TASK BRIEF —
Extract only the first line of the listing and every line after it up to and including the one with "from matplotlib.ticker import". Omit the pictures.

MATERIAL PROVIDED —
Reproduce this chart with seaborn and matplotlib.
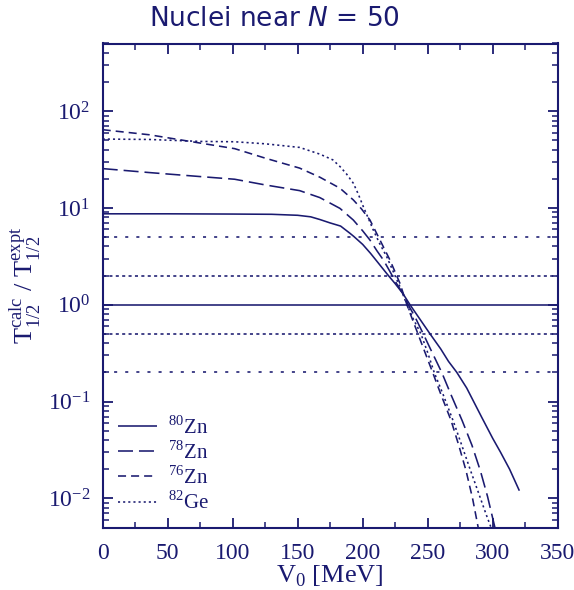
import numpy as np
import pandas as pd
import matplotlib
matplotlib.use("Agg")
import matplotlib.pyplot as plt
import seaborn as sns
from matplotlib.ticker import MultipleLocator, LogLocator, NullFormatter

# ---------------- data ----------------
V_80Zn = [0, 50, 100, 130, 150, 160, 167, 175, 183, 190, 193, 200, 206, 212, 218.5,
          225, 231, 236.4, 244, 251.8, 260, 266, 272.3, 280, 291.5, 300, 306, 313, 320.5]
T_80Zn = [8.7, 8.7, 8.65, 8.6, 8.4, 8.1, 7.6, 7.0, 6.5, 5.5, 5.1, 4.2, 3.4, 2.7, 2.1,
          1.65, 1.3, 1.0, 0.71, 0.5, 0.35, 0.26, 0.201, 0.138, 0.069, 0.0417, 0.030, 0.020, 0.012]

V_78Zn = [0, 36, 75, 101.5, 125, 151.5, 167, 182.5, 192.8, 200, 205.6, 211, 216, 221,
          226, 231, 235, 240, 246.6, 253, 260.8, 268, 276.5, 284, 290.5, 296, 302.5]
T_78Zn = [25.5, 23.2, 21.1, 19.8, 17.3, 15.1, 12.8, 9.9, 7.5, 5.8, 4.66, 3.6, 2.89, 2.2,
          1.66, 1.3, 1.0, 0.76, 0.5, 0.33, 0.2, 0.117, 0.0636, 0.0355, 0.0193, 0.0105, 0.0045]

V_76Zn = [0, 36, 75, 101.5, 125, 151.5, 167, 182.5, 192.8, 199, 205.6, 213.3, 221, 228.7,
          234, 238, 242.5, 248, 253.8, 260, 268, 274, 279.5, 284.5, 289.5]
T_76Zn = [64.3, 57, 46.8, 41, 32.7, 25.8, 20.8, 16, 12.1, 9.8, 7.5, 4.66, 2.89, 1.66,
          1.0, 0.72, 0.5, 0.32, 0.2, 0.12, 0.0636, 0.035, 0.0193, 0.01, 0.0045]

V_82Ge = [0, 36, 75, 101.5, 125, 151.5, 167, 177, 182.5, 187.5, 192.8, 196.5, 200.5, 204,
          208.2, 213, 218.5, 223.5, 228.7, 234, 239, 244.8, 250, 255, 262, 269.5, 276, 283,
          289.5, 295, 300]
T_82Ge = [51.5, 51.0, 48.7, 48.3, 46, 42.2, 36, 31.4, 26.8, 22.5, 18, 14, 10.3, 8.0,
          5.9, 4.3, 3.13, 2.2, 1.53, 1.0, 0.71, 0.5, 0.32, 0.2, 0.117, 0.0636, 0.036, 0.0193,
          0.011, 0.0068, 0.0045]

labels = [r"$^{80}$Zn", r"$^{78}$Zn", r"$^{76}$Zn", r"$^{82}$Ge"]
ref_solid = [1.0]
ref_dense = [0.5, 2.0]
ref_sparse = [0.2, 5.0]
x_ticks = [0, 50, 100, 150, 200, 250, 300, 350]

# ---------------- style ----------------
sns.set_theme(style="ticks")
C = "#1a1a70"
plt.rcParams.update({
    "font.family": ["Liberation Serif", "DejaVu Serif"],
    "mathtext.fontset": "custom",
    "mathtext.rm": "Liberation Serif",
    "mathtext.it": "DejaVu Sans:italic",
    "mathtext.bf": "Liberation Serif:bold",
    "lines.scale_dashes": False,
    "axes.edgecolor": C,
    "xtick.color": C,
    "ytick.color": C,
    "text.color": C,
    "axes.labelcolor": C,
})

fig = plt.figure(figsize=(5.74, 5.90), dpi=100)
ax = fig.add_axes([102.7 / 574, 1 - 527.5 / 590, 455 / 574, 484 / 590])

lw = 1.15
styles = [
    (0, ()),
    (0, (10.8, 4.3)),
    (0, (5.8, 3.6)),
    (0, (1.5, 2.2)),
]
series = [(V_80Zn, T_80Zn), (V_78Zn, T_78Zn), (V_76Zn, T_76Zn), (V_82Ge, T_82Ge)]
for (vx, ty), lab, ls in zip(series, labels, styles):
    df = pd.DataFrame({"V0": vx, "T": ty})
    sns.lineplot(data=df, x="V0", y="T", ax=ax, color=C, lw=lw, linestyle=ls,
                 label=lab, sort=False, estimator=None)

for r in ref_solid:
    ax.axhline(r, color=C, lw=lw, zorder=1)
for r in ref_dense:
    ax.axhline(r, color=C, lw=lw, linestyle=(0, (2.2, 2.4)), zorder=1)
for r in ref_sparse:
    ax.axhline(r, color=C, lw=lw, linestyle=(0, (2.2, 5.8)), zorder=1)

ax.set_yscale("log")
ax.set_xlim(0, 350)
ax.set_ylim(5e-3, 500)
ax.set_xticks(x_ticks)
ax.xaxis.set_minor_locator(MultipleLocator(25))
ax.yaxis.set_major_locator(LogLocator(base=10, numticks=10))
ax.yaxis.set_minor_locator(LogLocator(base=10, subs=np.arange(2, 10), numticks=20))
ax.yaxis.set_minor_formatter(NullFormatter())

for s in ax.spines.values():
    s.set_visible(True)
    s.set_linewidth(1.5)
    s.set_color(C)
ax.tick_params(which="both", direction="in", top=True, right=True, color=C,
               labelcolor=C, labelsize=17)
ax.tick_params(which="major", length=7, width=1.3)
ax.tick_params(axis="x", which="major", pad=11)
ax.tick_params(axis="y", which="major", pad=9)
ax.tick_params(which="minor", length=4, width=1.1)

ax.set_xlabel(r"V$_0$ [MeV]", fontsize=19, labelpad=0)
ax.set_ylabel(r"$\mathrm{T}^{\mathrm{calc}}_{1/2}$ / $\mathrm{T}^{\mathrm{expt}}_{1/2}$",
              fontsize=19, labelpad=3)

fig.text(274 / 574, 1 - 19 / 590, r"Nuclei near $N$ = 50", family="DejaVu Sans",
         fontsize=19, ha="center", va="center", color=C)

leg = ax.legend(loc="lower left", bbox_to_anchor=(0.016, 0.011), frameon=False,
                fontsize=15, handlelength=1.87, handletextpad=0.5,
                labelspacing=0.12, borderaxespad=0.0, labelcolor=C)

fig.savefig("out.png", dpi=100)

EXERCISE RESULT —
Reproduce this chart with seaborn and matplotlib.
import numpy as np
import pandas as pd
import matplotlib
matplotlib.use("Agg")
import matplotlib.pyplot as plt
import seaborn as sns
from matplotlib.ticker import MultipleLocator, LogLocator, NullFormatter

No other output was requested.